Finalmente, a tutela da Agricultura e Mar reflecte a importância estratégica destas áreas para a segurança alimentar, a sustentabilidade e o ordenamento do território. O sector agroalimentar é transversal ao grande consumo, não só pelo lado da produção, mas também pela estabilidade do fornecimento e pela resposta às exigências do consumidor em matéria de origem, certificação, bem-estar animal e pegada ambiental.
As medidas previstas no programa – desde o reforço da organização da produção, ao combate às práticas desleais na cadeia agroalimentar, à simplificação do licenciamento na aquicultura ou ao relançamento do investimento em regadio – são promissoras. A criação de um Portal Único da Agricultura e a aposta em pagamentos atempados podem representar ganhos operacionais tangíveis para produtores e transformadores.
Contudo, o verdadeiro impacto dependerá da capacidade de reduzir a fragmentação e imprevisibilidade que ainda marcam o setor primário em Portugal.
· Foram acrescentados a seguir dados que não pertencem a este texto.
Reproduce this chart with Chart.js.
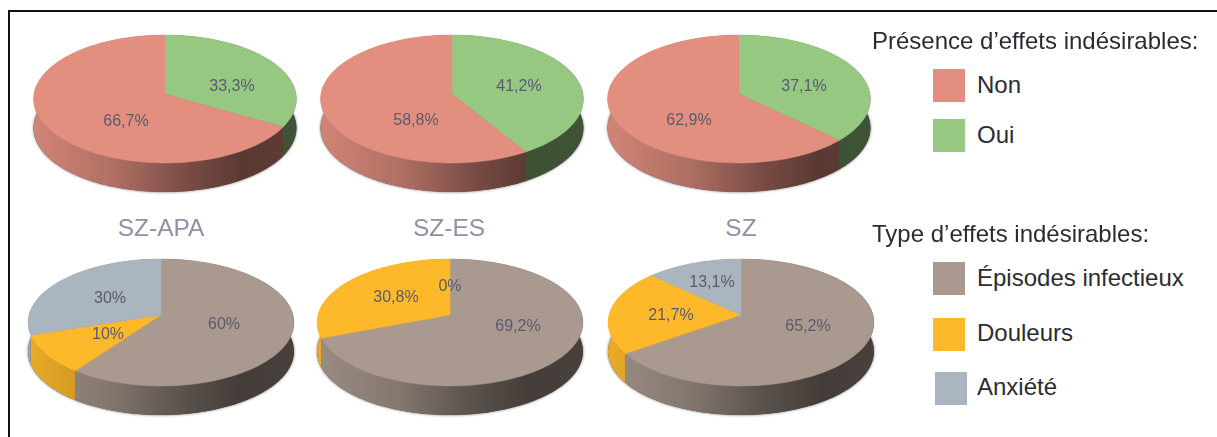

Para o grande consumo, esta estabilidade é vital: sem matéria-prima de qualidade e sem competitividade, será muito mais difícil responder às expectativas do consumidor moderno.
Em síntese, o Programa do XXV Governo Constitucional oferece linhas orientadoras que vão ao encontro de muitas das preocupações das empresas do universo do grande consumo: previsibilidade fiscal, eficiência administrativa, ordenamento produtivo, competitividade regional e sustentabilidade.
Mas a transição da intenção para o impacto requer três ingredientes essenciais: estabilidade regulatória, que permita aos agentes económicos planear a médio e longo prazo, uma execução disciplinada das medidas preconizadas, com prazos, metas e avaliação independente e uma colaboração estruturada (e estrutural) com o sector privado, através de plataformas consultivas, pactos setoriais e pilotos regulatórios.
O universo grande consumo é simultaneamente (e reconhecidamente) um barómetro e um motor da economia nacional. Integrar as suas dinâmicas nas políticas públicas não é apenas desejável. É indispensável para garantir competitividade, crescimento inclusivo, inovação e soberania económica num contexto europeu cada vez mais exigente.